- What is needed: Copy out the whole listing exactly as written, leaving the pictures behind.

---------------

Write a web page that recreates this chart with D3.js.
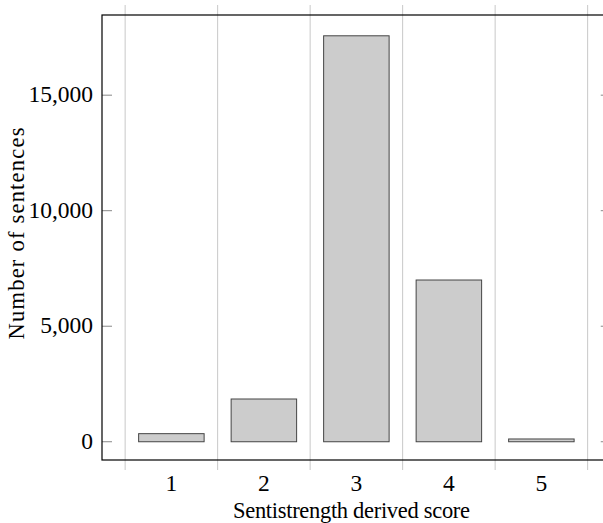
<!DOCTYPE html>
<html>
<head>
<meta charset="utf-8">
<script src="https://cdn.jsdelivr.net/npm/d3@7"></script>
<style>
  html, body { margin: 0; padding: 0; background: #fff; }
  svg { display: block; }
  text { font-family: "Liberation Serif", "DejaVu Serif", serif; fill: #000; }
</style>
</head>
<body>
<svg id="chart" width="603" height="523"></svg>
<script>
const categories = [1, 2, 3, 4, 5];
const counts = [350, 1850, 17570, 7000, 120];
const yTicks = [0, 5000, 10000, 15000];
const gridPositions = [0.5, 1.5, 2.5, 3.5, 4.5, 5.5];
const xLabel = "Sentistrength derived score";
const yLabel = "Number of sentences";

const svg = d3.select("#chart");
const pLeft = 102, pRight = 610.75, pTop = 15, pBottom = 460;
const x = d3.scaleLinear().domain([0.25, 5.75]).range([pLeft, pRight]);
const y = d3.scaleLinear().domain([-790, 18470]).range([pBottom, pTop]);
const halfBar = 0.354;
const tickFont = 23.5;
const labelFont = 22.5;

// vertical grid lines with outer tick extensions
svg.append("g").selectAll("line").data(gridPositions).join("line")
  .attr("x1", d => x(d)).attr("x2", d => x(d))
  .attr("y1", pTop - 10).attr("y2", pBottom + 10)
  .attr("stroke", "#c8c8c8").attr("stroke-width", 1);

// bars
svg.append("g").selectAll("rect").data(categories).join("rect")
  .attr("x", (d) => x(d - halfBar))
  .attr("width", (d) => x(d + halfBar) - x(d - halfBar))
  .attr("y", (d, i) => y(counts[i]))
  .attr("height", (d, i) => y(0) - y(counts[i]))
  .attr("fill", "#cccccc").attr("stroke", "#444").attr("stroke-width", 1);

// y ticks (inside, both sides)
const yt = svg.append("g");
yt.selectAll("line.l").data(yTicks).join("line").attr("class", "l")
  .attr("x1", pLeft).attr("x2", pLeft + 10)
  .attr("y1", d => y(d)).attr("y2", d => y(d))
  .attr("stroke", "#888").attr("stroke-width", 1);
yt.selectAll("line.r").data(yTicks).join("line").attr("class", "r")
  .attr("x1", pRight - 10).attr("x2", pRight)
  .attr("y1", d => y(d)).attr("y2", d => y(d))
  .attr("stroke", "#888").attr("stroke-width", 1);
yt.selectAll("text").data(yTicks).join("text")
  .attr("x", pLeft - 9).attr("y", d => y(d))
  .attr("dy", "0.3em")
  .attr("text-anchor", "end")
  .attr("font-size", tickFont)
  .text(d => d3.format(",")(d));

// x tick labels
svg.append("g").selectAll("text").data(categories).join("text")
  .attr("x", d => x(d)).attr("y", 491)
  .attr("text-anchor", "middle")
  .attr("font-size", tickFont)
  .text(d => d);

// frame
svg.append("rect")
  .attr("x", pLeft).attr("y", pTop)
  .attr("width", pRight - pLeft).attr("height", pBottom - pTop)
  .attr("fill", "none").attr("stroke", "#000").attr("stroke-width", 1.2);

// axis labels
svg.append("text")
  .attr("x", 351.5).attr("y", 518)
  .attr("text-anchor", "middle")
  .attr("font-size", labelFont)
  .attr("textLength", 237).attr("lengthAdjust", "spacing")
  .text(xLabel);

svg.append("text")
  .attr("transform", "translate(23.5,233.5) rotate(-90)")
  .attr("text-anchor", "middle")
  .attr("font-size", labelFont)
  .attr("textLength", 212).attr("lengthAdjust", "spacing")
  .text(yLabel);
</script>
</body>
</html>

---------------

- Complete output:
Write a web page that recreates this chart with D3.js.
<!DOCTYPE html>
<html>
<head>
<meta charset="utf-8">
<script src="https://cdn.jsdelivr.net/npm/d3@7"></script>
<style>
  html, body { margin: 0; padding: 0; background: #fff; }
  svg { display: block; }
  text { font-family: "Liberation Serif", "DejaVu Serif", serif; fill: #000; }
</style>
</head>
<body>
<svg id="chart" width="603" height="523"></svg>
<script>
const categories = [1, 2, 3, 4, 5];
const counts = [350, 1850, 17570, 7000, 120];
const yTicks = [0, 5000, 10000, 15000];
const gridPositions = [0.5, 1.5, 2.5, 3.5, 4.5, 5.5];
const xLabel = "Sentistrength derived score";
const yLabel = "Number of sentences";

const svg = d3.select("#chart");
const pLeft = 102, pRight = 610.75, pTop = 15, pBottom = 460;
const x = d3.scaleLinear().domain([0.25, 5.75]).range([pLeft, pRight]);
const y = d3.scaleLinear().domain([-790, 18470]).range([pBottom, pTop]);
const halfBar = 0.354;
const tickFont = 23.5;
const labelFont = 22.5;

// vertical grid lines with outer tick extensions
svg.append("g").selectAll("line").data(gridPositions).join("line")
  .attr("x1", d => x(d)).attr("x2", d => x(d))
  .attr("y1", pTop - 10).attr("y2", pBottom + 10)
  .attr("stroke", "#c8c8c8").attr("stroke-width", 1);

// bars
svg.append("g").selectAll("rect").data(categories).join("rect")
  .attr("x", (d) => x(d - halfBar))
  .attr("width", (d) => x(d + halfBar) - x(d - halfBar))
  .attr("y", (d, i) => y(counts[i]))
  .attr("height", (d, i) => y(0) - y(counts[i]))
  .attr("fill", "#cccccc").attr("stroke", "#444").attr("stroke-width", 1);

// y ticks (inside, both sides)
const yt = svg.append("g");
yt.selectAll("line.l").data(yTicks).join("line").attr("class", "l")
  .attr("x1", pLeft).attr("x2", pLeft + 10)
  .attr("y1", d => y(d)).attr("y2", d => y(d))
  .attr("stroke", "#888").attr("stroke-width", 1);
yt.selectAll("line.r").data(yTicks).join("line").attr("class", "r")
  .attr("x1", pRight - 10).attr("x2", pRight)
  .attr("y1", d => y(d)).attr("y2", d => y(d))
  .attr("stroke", "#888").attr("stroke-width", 1);
yt.selectAll("text").data(yTicks).join("text")
  .attr("x", pLeft - 9).attr("y", d => y(d))
  .attr("dy", "0.3em")
  .attr("text-anchor", "end")
  .attr("font-size", tickFont)
  .text(d => d3.format(",")(d));

// x tick labels
svg.append("g").selectAll("text").data(categories).join("text")
  .attr("x", d => x(d)).attr("y", 491)
  .attr("text-anchor", "middle")
  .attr("font-size", tickFont)
  .text(d => d);

// frame
svg.append("rect")
  .attr("x", pLeft).attr("y", pTop)
  .attr("width", pRight - pLeft).attr("height", pBottom - pTop)
  .attr("fill", "none").attr("stroke", "#000").attr("stroke-width", 1.2);

// axis labels
svg.append("text")
  .attr("x", 351.5).attr("y", 518)
  .attr("text-anchor", "middle")
  .attr("font-size", labelFont)
  .attr("textLength", 237).attr("lengthAdjust", "spacing")
  .text(xLabel);

svg.append("text")
  .attr("transform", "translate(23.5,233.5) rotate(-90)")
  .attr("text-anchor", "middle")
  .attr("font-size", labelFont)
  .attr("textLength", 212).attr("lengthAdjust", "spacing")
  .text(yLabel);
</script>
</body>
</html>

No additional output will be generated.